Have we, the American people, become so apathetic, so complacent, that we have forgotten what it means to be free men? Thomas Jefferson once warned “If a nation expects to be ignorant and free, in a state of civilization, it expects what never was and never will be.”
In 1785 James Madison stated, “The free men of America did not wait till usurped power had strengthened itself by exercise, and entangled the question in precedents. They saw all the consequences in the principle, and they avoided the consequences by denying the principle.”
From his Rights of British America, Thomas Jefferson wrote, “Single acts of tyranny may be ascribed to the accidental opinion of a day; but a series of oppressions, begun at a distinguished period and pursued unalterably through every change of ministers, too plainly prove a deliberate, systematic plan of reducing [a people] to slavery.”
Because we, the American people, do not understand the nature of our rights, the purpose for which government was instituted, we have allowed our government to grow into something altogether alien to the creature our founders intended.
To again quote from Madison’s Memorial and Remonstrance, “The preservation of a free Government requires not merely, that the metes and bounds which separate each department of power be invariably maintained; but more especially that neither of them be suffered to overleap the great Barrier which defends the rights of the people. The Rulers who are guilty of such an encroachment, exceed the commission from which they derive their authority, and are Tyrants. The People who submit to it are governed by laws made neither by themselves nor by an authority derived from them, and are slaves.”
There are those of us who understand the intent of our nation’s founders and are both saddened and angered at what this country has become. We feel, as did our founders when they declared, “Honor, justice, and humanity, forbid us tamely to surrender that freedom which we received from our gallant ancestors, and which our innocent posterity have a right to receive from us. We cannot endure the infamy and guilt of resigning succeeding generations to that wretchedness which inevitably awaits them if we basely entail hereditary bondage on them.”
If history does indeed repeat itself, then the words of George Washington must surely once again apply to America today, “The time is near at hand which must determine whether Americans are to be free men or slaves.”

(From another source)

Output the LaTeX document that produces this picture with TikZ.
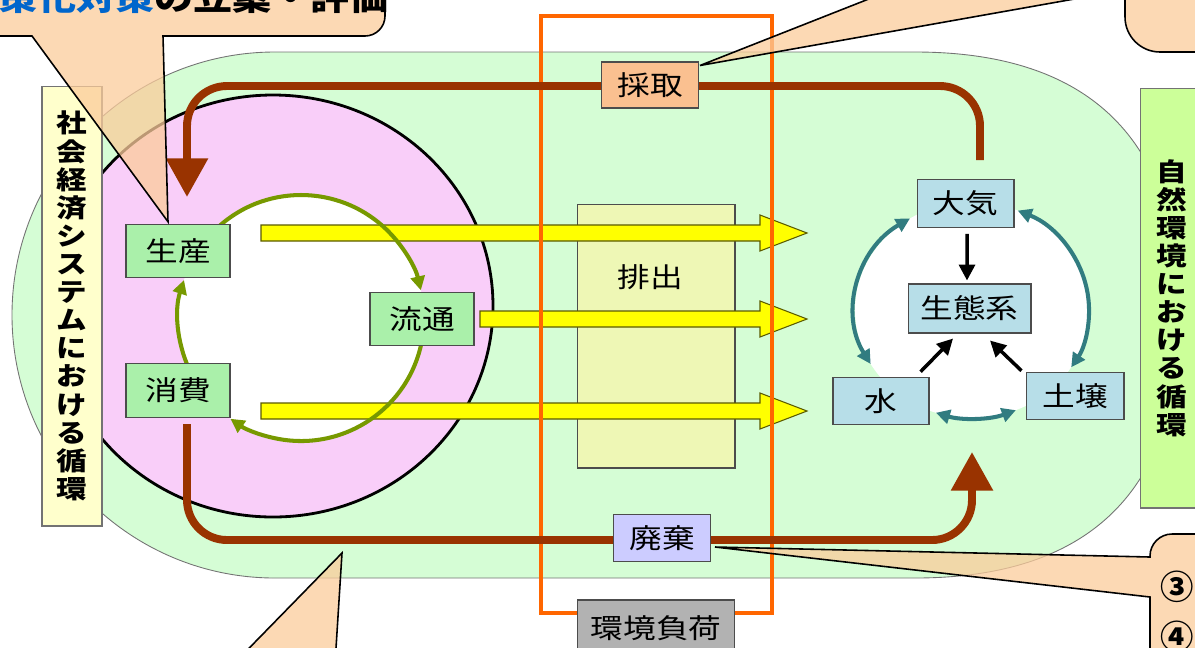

In a letter to William Small, Thomas Jefferson once posed the following question, “Can it be believed that a grateful people will suffer [individuals] to be consigned to execution, whose sole crime has been the developing and asserting their rights?” It saddens me to say that in a nation so frightened of its own shadow and supposed terrorists behind every bush, I would have to say the answer to that question would be yes.
This upcoming presidential election may be this nation’s last chance at halting our slide into tyranny…if it isn’t too late already. The American people need to think long and hard about whom they will cast their vote for in November. We have been promised time and time again by candidates on both sides of the aisle that they will bring about change, but what we end up with is more of the same.
In 1985 John Mellencamp released his album Scarecrow which contained a song entitled Stand For Something, from which I quote, “You’ve got to stand for something Or you’re gonna fall for anything.”
For far too long we have fallen for anything, not really knowing where we stand. Where I stand can best be summed up by what Patrick Henry said in March of 1775, “For my own part, I consider it as nothing less than a question of freedom or slavery…” And in closing I echo the words with which he ended that famous speech, “Is life so dear, or peace so sweet, as to be purchased at the price of chains and slavery? Forbid it, Almighty God! I know not what course others may take; but as for me, give me liberty or give me death!”
April 23, 2012
~ The Author ~
Neal Ross can be reached for comments at bonsai@syix.com.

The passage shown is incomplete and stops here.